BY TEE LIN SAY
PETALING JAYA: Spring Gallery Bhd, the ceramics company formerly known as PFCE Bhd, is venturing into the property development sector.
The company that has seen some boardroom changes last month, is poised to get its maiden public private partnership project worth RM200mil in Terengganu, said sources.
The entrance of its new substantial shareholder and executive director Kuan Poh Huat is the catalyst behind this business transformation.
Kuan emerged in the company after he took up a 10% private placement in April.
Back then, the company placed out 9.5 million new shares at 52.2 sen to Kuan, and raised some RM4.96mil. The bulk of the proceeds from this will be utilised for working capital purposes.
Kuan was appointed as executive director of Spring Gallery on May 6. He is now the second largest shareholder with a 9.69% stake in the company.
Kuan is presently the Johor Baru MCA treasurer and a Johor Baru councillor.
Greenfield Hills Sdn Bhd is the largest shareholder of Spring Gallery with 30.91% of the company. Greenfield Hills is believed to be a friendly party to Kuan.
Another appointee with some political links appears to be Tang Nai Soon, who was appointed as independent and non-executive director on May 7.
He was the Pekan Nenas Johor state assemblyman from MCA between 2008 and 2013.
With the new shareholders and directors, it is very likely that Spring Gallery’s business will be diversifying away from ceramics and pottery. The company changed its name to Spring Gallery from PFCE at the end of last year.
An indication of the company’s aspirations to enter into property development was the filing it made with Bursa on May 28, when it said it was acquiring an RM2 company, Profit Sunland Sdn Bhd.
Profit Sunland was incorporated on May 7 with an authorised share capital of RM400,000.
“Profit Sunland is presently dormant and the intended principal activities are property development, property investment and general trading,” said Spring Gallery.
Meanwhile, Spring Gallery has undergone quite a few boardroom changes.
As PFCE, it was once an oil and gas fabricator that was controlled by Datuk Abu Talib Mohamed, the brother of Tan Sri Abu Sahid Mohamed of Maju Group.
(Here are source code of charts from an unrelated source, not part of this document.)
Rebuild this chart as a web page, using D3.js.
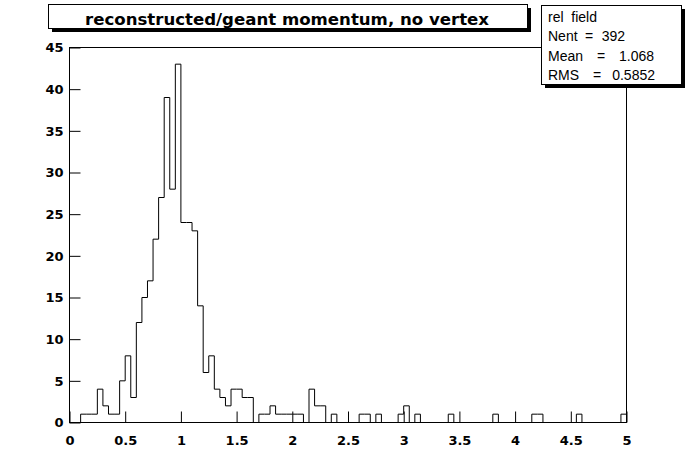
<!DOCTYPE html>
<html><head><meta charset="utf-8">
<script src="https://cdn.jsdelivr.net/npm/d3@7"></script>
<style>body{margin:0;background:#fff}svg{display:block}text{white-space:pre}</style>
</head><body>
<svg id="c" width="696" height="472"></svg>
<script>
const titleText = "reconstructed/geant momentum, no vertex";
const statsName = "rel  field";
const statsLabels = ["Nent", "Mean", "RMS"];
const statsValues = ["392", "1.068", "0.5852"];
const xDomain = [0, 5];
const yDomain = [0, 45];
const nBins = 100;
const counts = [
 0,0,1,1,1,4,2,1,1,5,
 8,3,12,15,17,22,27,39,28,43,
 24,24,23,14,6,8,4,3,2,4,
 4,3,3,0,1,1,2,1,1,1,
 1,1,0,4,2,2,0,1,0,0,
 0,0,1,1,0,1,0,0,0,1,
 2,0,1,0,0,0,0,0,1,0,
 0,0,0,0,0,0,1,0,0,0,
 0,0,0,1,1,0,0,0,0,0,
 0,1,0,0,0,0,0,0,0,1];
const xTicks = [0,0.5,1,1.5,2,2.5,3,3.5,4,4.5,5];
const yTicks = [0,5,10,15,20,25,30,35,40,45];

const svg = d3.select("#c");
const x = d3.scaleLinear().domain(xDomain).range([69.5, 626.5]);
const y = d3.scaleLinear().domain(yDomain).range([422.5, 47.5]);
const bw = (xDomain[1]-xDomain[0])/nBins;

// frame
svg.append("rect").attr("x",69.5).attr("y",47.5).attr("width",557).attr("height",375)
  .attr("fill","none").attr("stroke","#000").attr("stroke-width",1);

// histogram step path
let d = `M${x(xDomain[0])},${y(0)}`;
counts.forEach((v,i)=>{
  const lo = xDomain[0]+i*bw, hi = lo+bw;
  d += `L${x(lo)},${y(v)}L${x(hi)},${y(v)}`;
});
d += `L${x(xDomain[1])},${y(0)}`;
svg.append("path").attr("d",d).attr("fill","none").attr("stroke","#000").attr("stroke-width",1);

const lblFont = "'DejaVu Sans', sans-serif";
// y axis
const gy = svg.append("g").attr("transform","translate(69.5,0)");
gy.call(d3.axisLeft(y).tickValues(d3.range(0,46,1)).tickSize(-6).tickFormat(""));
gy.call(d3.axisLeft(y).tickValues(yTicks).tickSize(-11).tickPadding(6).tickFormat(d3.format("d")));
gy.selectAll(".domain").remove();
gy.selectAll("text").attr("font-family",lblFont).attr("font-weight","bold").attr("font-size",13).attr("fill","#000");
gy.selectAll("line").attr("stroke","#000");

// x axis
const gx = svg.append("g").attr("transform","translate(0,422.5)");
gx.call(d3.axisBottom(x).tickValues(d3.range(0,51).map(k=>k/10)).tickSize(-6).tickFormat(""));
gx.call(d3.axisBottom(x).tickValues(xTicks).tickSize(-11).tickPadding(13).tickFormat(d3.format("")));
gx.selectAll(".domain").remove();
gx.selectAll("text").attr("font-family",lblFont).attr("font-weight","bold").attr("font-size",13).attr("fill","#000");
gx.selectAll("line").attr("stroke","#000");

// title box
svg.append("rect").attr("x",52).attr("y",28).attr("width",479).attr("height",4).attr("fill","#000");
svg.append("rect").attr("x",527).attr("y",8).attr("width",4).attr("height",24).attr("fill","#000");
svg.append("rect").attr("x",48.5).attr("y",4.5).attr("width",479).attr("height",24)
  .attr("fill","#fff").attr("stroke","#000");
svg.append("text").attr("x",287).attr("y",25).attr("text-anchor","middle")
  .attr("font-family",lblFont).attr("font-weight","bold").attr("font-size",16)
  .attr("textLength",404).attr("lengthAdjust","spacingAndGlyphs").text(titleText);

// stats box
svg.append("rect").attr("x",545).attr("y",84).attr("width",140).attr("height",4).attr("fill","#000");
svg.append("rect").attr("x",681).attr("y",9).attr("width",4).attr("height",79).attr("fill","#000");
svg.append("rect").attr("x",541.5).attr("y",5.5).attr("width",140).attr("height",79)
  .attr("fill","#fff").attr("stroke","#000");
const statFont = "'Liberation Sans', Arial, sans-serif";
const st = svg.append("g").attr("font-family",statFont).attr("font-size",14).attr("fill","#000");
st.append("text").attr("x",548).attr("y",22).text(statsName);
const rowY = [41, 61, 80];
const eqX = [589, 601, 597];
const valX = [625, 654, 655];
statsLabels.forEach((lab,i)=>{
  st.append("text").attr("x",548).attr("y",rowY[i]).text(lab);
  st.append("text").attr("x",eqX[i]).attr("y",rowY[i]).attr("text-anchor","middle").text("=");
  st.append("text").attr("x",valX[i]).attr("y",rowY[i]).attr("text-anchor","end").text(statsValues[i]);
});
</script>
</body></html>
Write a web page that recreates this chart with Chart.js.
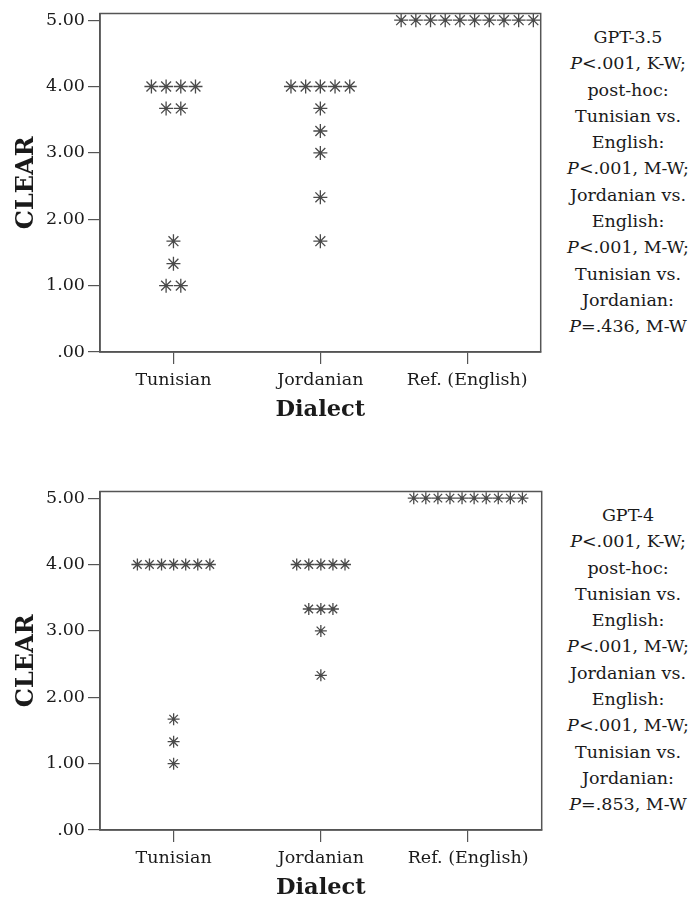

Back in 2011, Abu Talib took control of APP Industries Bhd and renamed it PFCE. At that time, he controlled 40% of the company.
Subsequently, Abu Talib and his son Muammar Gadaffi Abu Talib sold off their stake in the company, and ceased to be substantial shareholders by April 2014. Since then, the company had been undergoing business changes.
Interestingly, Lim Beng Guan, one of the founding partners of ZJ Advisory Sdn Bhd owns a 1.76% stake in Spring Gallery.
His interest likely came about from the PFCE days, as ZJ was the advisor of Abu Sahid. PFCE was orginally controlled by Abu Talib, before he sold his stake last April.
Meanwhile, the company is already profitable,
For the third quarter to March 31, 2015, Spring Gallery recorded a net profit of RM2.18mil on the back of RM9.75mil in revenue. For the nine month period, it recorded net profit of RM3.72mil on the back of RM19.92mil in revenue. The company has cash of RM4.51mil.
The current quarter was a peak season for the ceramic business and resulted in increased export sales,” the company said in its notes.
The group has changed its financial year end from Dec 31 to 30 June. The first financial statements that made up to 30 June was for a 18-month period ended 30 June 2014.
So there are no comparative figures presented for the current quarter under review and cumulative period.